**Job:**
Exactly the lines from the start of the data through the line containing "euros = [1589, 2000, 0, 0, 0, 1772, 3525]" should be output, with both ends kept and nothing added.

**Information provided:**
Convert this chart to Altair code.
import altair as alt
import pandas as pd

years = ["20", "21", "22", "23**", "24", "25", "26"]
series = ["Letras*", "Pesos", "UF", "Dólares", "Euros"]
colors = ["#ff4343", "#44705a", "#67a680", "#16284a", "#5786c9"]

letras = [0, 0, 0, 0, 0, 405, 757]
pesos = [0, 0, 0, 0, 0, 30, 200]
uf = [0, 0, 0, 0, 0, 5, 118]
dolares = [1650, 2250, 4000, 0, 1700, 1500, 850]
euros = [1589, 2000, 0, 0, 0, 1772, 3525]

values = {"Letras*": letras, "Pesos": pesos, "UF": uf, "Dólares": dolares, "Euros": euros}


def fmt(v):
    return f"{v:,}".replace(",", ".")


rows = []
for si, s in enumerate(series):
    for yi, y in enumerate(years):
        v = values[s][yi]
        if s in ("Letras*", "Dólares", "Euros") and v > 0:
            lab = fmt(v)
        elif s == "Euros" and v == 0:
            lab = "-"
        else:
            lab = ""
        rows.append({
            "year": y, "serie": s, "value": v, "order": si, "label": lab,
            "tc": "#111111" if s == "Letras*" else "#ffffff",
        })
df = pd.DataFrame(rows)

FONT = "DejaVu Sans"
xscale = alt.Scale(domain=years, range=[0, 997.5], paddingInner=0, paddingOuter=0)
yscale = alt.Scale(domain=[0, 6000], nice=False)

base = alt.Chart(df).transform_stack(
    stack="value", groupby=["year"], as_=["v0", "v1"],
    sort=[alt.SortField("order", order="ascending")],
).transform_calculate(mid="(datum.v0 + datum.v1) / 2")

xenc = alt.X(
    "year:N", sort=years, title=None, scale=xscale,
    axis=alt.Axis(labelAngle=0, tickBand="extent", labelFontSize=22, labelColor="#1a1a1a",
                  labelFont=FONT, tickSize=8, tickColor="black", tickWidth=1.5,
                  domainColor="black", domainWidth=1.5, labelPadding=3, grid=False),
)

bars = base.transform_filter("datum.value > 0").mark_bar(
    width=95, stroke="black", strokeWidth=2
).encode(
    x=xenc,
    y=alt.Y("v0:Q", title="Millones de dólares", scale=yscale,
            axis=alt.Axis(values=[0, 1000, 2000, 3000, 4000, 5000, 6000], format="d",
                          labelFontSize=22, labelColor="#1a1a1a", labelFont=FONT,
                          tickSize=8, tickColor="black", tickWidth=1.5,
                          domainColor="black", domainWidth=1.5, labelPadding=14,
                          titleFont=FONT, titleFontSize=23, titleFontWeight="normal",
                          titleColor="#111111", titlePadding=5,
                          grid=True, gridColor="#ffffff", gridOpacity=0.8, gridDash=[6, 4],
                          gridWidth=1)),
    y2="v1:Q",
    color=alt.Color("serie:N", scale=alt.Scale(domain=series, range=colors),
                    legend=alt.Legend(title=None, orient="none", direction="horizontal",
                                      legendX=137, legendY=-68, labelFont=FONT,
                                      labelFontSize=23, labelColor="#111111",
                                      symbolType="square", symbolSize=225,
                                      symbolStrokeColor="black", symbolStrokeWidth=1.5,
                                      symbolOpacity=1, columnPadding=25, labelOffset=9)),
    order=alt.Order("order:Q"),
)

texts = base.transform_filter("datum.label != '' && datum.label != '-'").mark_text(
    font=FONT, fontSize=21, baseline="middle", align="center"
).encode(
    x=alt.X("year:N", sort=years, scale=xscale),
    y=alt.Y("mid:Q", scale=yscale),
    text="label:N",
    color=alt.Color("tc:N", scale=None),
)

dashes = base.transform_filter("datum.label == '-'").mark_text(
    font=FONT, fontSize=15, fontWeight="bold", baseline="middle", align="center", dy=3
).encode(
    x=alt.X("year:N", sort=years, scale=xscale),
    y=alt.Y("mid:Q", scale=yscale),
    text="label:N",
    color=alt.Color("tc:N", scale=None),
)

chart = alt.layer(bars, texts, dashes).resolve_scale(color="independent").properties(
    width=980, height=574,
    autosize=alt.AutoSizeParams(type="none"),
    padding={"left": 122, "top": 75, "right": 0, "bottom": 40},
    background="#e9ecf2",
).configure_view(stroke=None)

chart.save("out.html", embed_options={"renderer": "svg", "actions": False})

**Written response:**
Convert this chart to Altair code.
import altair as alt
import pandas as pd

years = ["20", "21", "22", "23**", "24", "25", "26"]
series = ["Letras*", "Pesos", "UF", "Dólares", "Euros"]
colors = ["#ff4343", "#44705a", "#67a680", "#16284a", "#5786c9"]

letras = [0, 0, 0, 0, 0, 405, 757]
pesos = [0, 0, 0, 0, 0, 30, 200]
uf = [0, 0, 0, 0, 0, 5, 118]
dolares = [1650, 2250, 4000, 0, 1700, 1500, 850]
euros = [1589, 2000, 0, 0, 0, 1772, 3525]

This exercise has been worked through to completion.